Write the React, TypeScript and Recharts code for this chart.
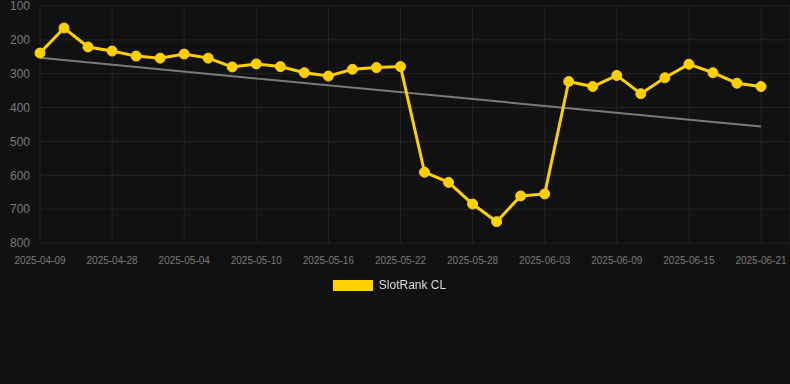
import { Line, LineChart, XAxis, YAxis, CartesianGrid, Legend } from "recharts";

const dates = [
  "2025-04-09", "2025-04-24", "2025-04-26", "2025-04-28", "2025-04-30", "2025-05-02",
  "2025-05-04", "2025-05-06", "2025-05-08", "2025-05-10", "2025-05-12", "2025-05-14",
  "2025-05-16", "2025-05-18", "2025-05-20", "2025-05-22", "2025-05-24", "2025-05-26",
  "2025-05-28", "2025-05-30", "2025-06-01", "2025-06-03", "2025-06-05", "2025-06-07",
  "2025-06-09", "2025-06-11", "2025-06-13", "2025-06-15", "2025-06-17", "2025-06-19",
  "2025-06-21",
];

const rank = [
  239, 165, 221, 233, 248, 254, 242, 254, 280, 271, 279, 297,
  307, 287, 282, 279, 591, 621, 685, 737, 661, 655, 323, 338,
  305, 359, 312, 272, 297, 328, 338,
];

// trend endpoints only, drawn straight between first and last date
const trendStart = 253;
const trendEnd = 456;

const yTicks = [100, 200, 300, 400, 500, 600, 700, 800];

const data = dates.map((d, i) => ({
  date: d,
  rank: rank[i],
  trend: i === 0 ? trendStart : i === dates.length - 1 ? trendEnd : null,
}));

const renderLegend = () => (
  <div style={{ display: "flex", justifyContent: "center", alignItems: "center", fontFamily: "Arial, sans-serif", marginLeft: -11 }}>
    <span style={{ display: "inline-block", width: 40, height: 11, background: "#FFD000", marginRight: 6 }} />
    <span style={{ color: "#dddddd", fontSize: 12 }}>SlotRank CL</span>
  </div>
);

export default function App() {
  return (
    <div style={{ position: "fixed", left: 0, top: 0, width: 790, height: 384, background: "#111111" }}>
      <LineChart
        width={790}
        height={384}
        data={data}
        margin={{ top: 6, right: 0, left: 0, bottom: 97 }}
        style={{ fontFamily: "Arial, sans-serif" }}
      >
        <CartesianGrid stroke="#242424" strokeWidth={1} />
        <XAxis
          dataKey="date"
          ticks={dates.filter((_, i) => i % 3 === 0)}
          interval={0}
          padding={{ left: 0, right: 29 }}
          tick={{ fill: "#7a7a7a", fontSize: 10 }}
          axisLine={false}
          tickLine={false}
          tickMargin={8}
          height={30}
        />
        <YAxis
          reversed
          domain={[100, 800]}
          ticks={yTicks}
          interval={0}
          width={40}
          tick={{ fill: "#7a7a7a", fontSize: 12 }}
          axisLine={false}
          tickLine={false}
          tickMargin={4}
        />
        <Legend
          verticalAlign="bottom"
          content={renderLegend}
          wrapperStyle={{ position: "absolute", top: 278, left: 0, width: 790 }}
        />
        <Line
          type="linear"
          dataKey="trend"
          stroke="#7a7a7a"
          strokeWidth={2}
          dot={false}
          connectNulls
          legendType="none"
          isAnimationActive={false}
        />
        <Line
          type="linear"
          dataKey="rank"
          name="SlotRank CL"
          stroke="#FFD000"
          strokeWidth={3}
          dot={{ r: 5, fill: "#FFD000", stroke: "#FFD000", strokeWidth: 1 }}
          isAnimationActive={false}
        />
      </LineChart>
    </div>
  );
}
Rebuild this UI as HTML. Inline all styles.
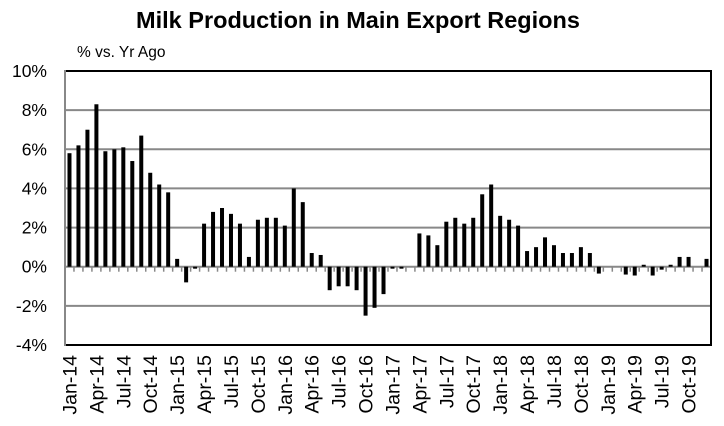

========

• _Brief_: Write every entry out again exactly, dropping the pictures.

• _Solved exercise_:
Write the React, TypeScript and Recharts code for this chart.
import { Line, LineChart, XAxis, YAxis, CartesianGrid, Legend } from "recharts";

const dates = [
  "2025-04-09", "2025-04-24", "2025-04-26", "2025-04-28", "2025-04-30", "2025-05-02",
  "2025-05-04", "2025-05-06", "2025-05-08", "2025-05-10", "2025-05-12", "2025-05-14",
  "2025-05-16", "2025-05-18", "2025-05-20", "2025-05-22", "2025-05-24", "2025-05-26",
  "2025-05-28", "2025-05-30", "2025-06-01", "2025-06-03", "2025-06-05", "2025-06-07",
  "2025-06-09", "2025-06-11", "2025-06-13", "2025-06-15", "2025-06-17", "2025-06-19",
  "2025-06-21",
];

const rank = [
  239, 165, 221, 233, 248, 254, 242, 254, 280, 271, 279, 297,
  307, 287, 282, 279, 591, 621, 685, 737, 661, 655, 323, 338,
  305, 359, 312, 272, 297, 328, 338,
];

// trend endpoints only, drawn straight between first and last date
const trendStart = 253;
const trendEnd = 456;

const yTicks = [100, 200, 300, 400, 500, 600, 700, 800];

const data = dates.map((d, i) => ({
  date: d,
  rank: rank[i],
  trend: i === 0 ? trendStart : i === dates.length - 1 ? trendEnd : null,
}));

const renderLegend = () => (
  <div style={{ display: "flex", justifyContent: "center", alignItems: "center", fontFamily: "Arial, sans-serif", marginLeft: -11 }}>
    <span style={{ display: "inline-block", width: 40, height: 11, background: "#FFD000", marginRight: 6 }} />
    <span style={{ color: "#dddddd", fontSize: 12 }}>SlotRank CL</span>
  </div>
);

export default function App() {
  return (
    <div style={{ position: "fixed", left: 0, top: 0, width: 790, height: 384, background: "#111111" }}>
      <LineChart
        width={790}
        height={384}
        data={data}
        margin={{ top: 6, right: 0, left: 0, bottom: 97 }}
        style={{ fontFamily: "Arial, sans-serif" }}
      >
        <CartesianGrid stroke="#242424" strokeWidth={1} />
        <XAxis
          dataKey="date"
          ticks={dates.filter((_, i) => i % 3 === 0)}
          interval={0}
          padding={{ left: 0, right: 29 }}
          tick={{ fill: "#7a7a7a", fontSize: 10 }}
          axisLine={false}
          tickLine={false}
          tickMargin={8}
          height={30}
        />
        <YAxis
          reversed
          domain={[100, 800]}
          ticks={yTicks}
          interval={0}
          width={40}
          tick={{ fill: "#7a7a7a", fontSize: 12 }}
          axisLine={false}
          tickLine={false}
          tickMargin={4}
        />
        <Legend
          verticalAlign="bottom"
          content={renderLegend}
          wrapperStyle={{ position: "absolute", top: 278, left: 0, width: 790 }}
        />
        <Line
          type="linear"
          dataKey="trend"
          stroke="#7a7a7a"
          strokeWidth={2}
          dot={false}
          connectNulls
          legendType="none"
          isAnimationActive={false}
        />
        <Line
          type="linear"
          dataKey="rank"
          name="SlotRank CL"
          stroke="#FFD000"
          strokeWidth={3}
          dot={{ r: 5, fill: "#FFD000", stroke: "#FFD000", strokeWidth: 1 }}
          isAnimationActive={false}
        />
      </LineChart>
    </div>
  );
}
Rebuild this UI as HTML. Inline all styles.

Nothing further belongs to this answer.